Isabelle Moret sitzt seit 13 Jahren für die FDP im Nationalrat. In der ganzen Schweiz bekannt wurde sie aber erst vor zwei Jahren als Bundesratskandidatin. Sie verlor die Wahl damals deutlich gegen den heutigen Aussenminister Ignazio Cassis. Auch der Genfer Staatsrat Pierre Maudet machte ein besseres Resultat als sie.
Nicht nur positive Schlagzeilen
Die Bundesratskandidatur endete auch wegen widersprüchlicher Aussagen zu ihrem Einkommen und ihrer Mitgliedschaft bei einer rüstungsfreundlichen Organisation in einer herben Niederlage. Dennoch sagt Moret rückblickend, es habe auch Positives gegeben. «Meine beste Erinnerung ist die Anhörung in den Fraktionen.» Viele Kolleginnen und Kollegen hätten sie so besser kennengelernt.
Auch nach der Bundesratskandidatur sorgte Moret nicht nur für gute Schlagzeilen. So legte der «Tages-Anzeiger» offen, dass sie seit 2008 keine rechtskräftige Steuerverfügung mehr erhielt. Das ist auch auf die Scheidung von ihrem Mann zurückzuführen, die sich seit Jahren hinzieht. Moret sagt dazu nichts mehr, bis diese Verfahren beendet sind.
Eine typische Waadtländer Freisinnige
Einer, der Morets Karriere stets verfolgt hat, ist eine ehemalige Grösse der Waadtländer FDP: der frühere Nationalrat Yves Christen. Er hatte ein Jahr vor den Wahlen 2007 seinen Nationalratssitz geräumt, damit Isabelle Moret nachrutschen konnte. Christen sagt, dass Moret bei der Bundesratskandidatur schlecht beraten gewesen sei.
Dennoch bereut der 78-Jährige keinesfalls, dass er Moret den Einzug in den Nationalrat ermöglicht hat. Sie sei eine typische Waadtländer Freisinnige, eine mit einem sozialen Gewissen. So setzte sich Moret für mehr Steuerabzüge für Kinderbetreuungskosten ein. Doch sie ist auch eine Wirtschaftsvertreterin und sitzt im Vorstand des Wirtschaftsdachverbands Economiesuisse. Auch präsidiert sie den Spitalverband H+.
Bei den Kollegen beliebt
Im Nationalrat sitzt Moret in der Gesundheits- und der staatspolitischen Kommission. Sie kommt auch bei Politikern anderer Couleur gut an. Balthasar Glättli, Fraktionschef der Grünen, hält sie für «überzeugend, offen, charmant». Auch von rechts der FDP kommt fast nur Lob. So sagt der Waadtländer SVP-Nationalrat Michaël Buffat, sie spreche Schweizerdeutsch, sei «intelligent und motiviert».
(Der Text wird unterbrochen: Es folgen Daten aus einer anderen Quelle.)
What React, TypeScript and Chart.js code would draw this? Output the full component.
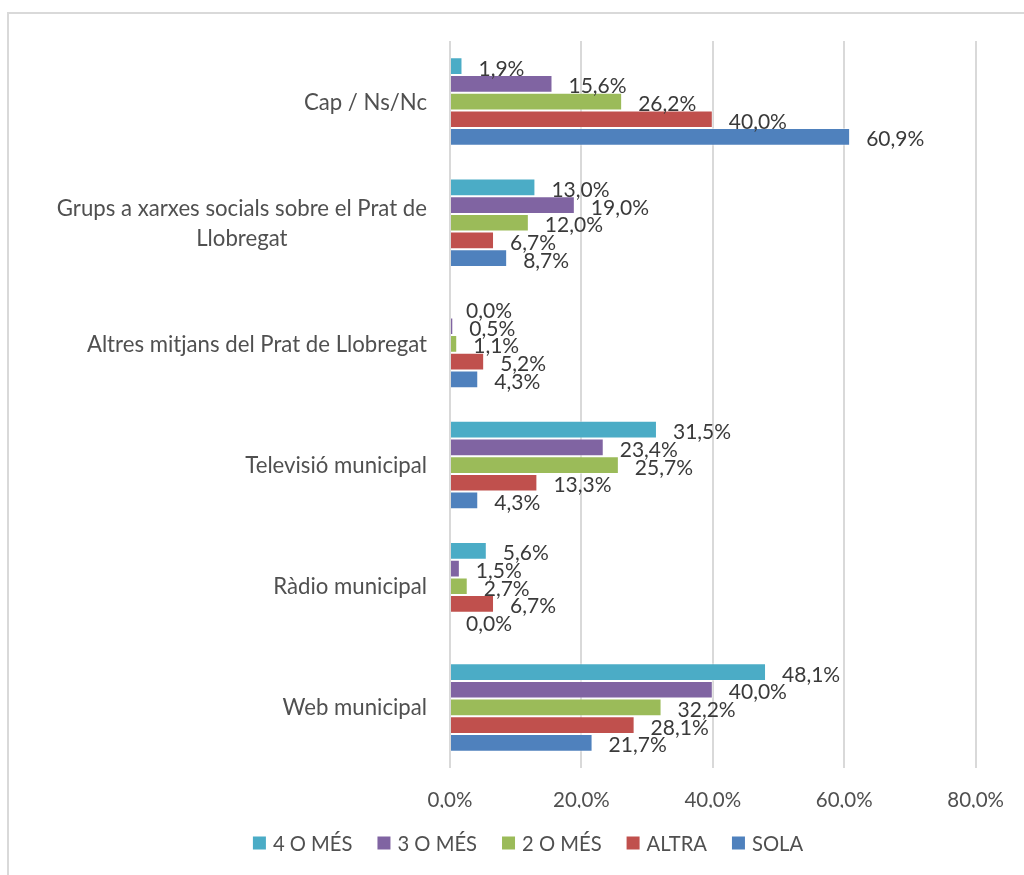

Dass Moret als eine der wenigen welschen Politikerinnen und Politiker Schweizerdeutsch spricht, hat mit ihren Eltern zu tun: Beide haben Deutschschweizer Wurzeln. Sie lernten sich an der Landesausstellung Expo 64 in Lausanne kennen und blieben in der Romandie.
Eine FDP-Frau nahe der Mitte
Als Nationalratspräsidentin hat Moret die verschiedenen Generationen im verjüngten Parlament im Fokus. Sie selbst liegt mit 48 Jahren genau im Altersdurchschnitt.
Mit ihrer Wahl zur Nationalratspräsidentin schliesst sich ein Kreis: Der letzte Nationalratspräsident der Waadtländer Freisinnigen war 2003 Yves Christen. Damit ist der alt Nationalrat zufrieden: «Es ist eine grosse Freude. Und es zeigt, dass es richtig war, ihr den Sitz zu überlassen.» Moret habe ihre Linie als FDPlerin nahe der Mitte immer gehalten.
Isabelle Moret kommt so – nach der gescheiterten Bundesratskandiatur – doch noch zum Erfolg. Ein Jahr lang ist sie jetzt höchste Schweizerin.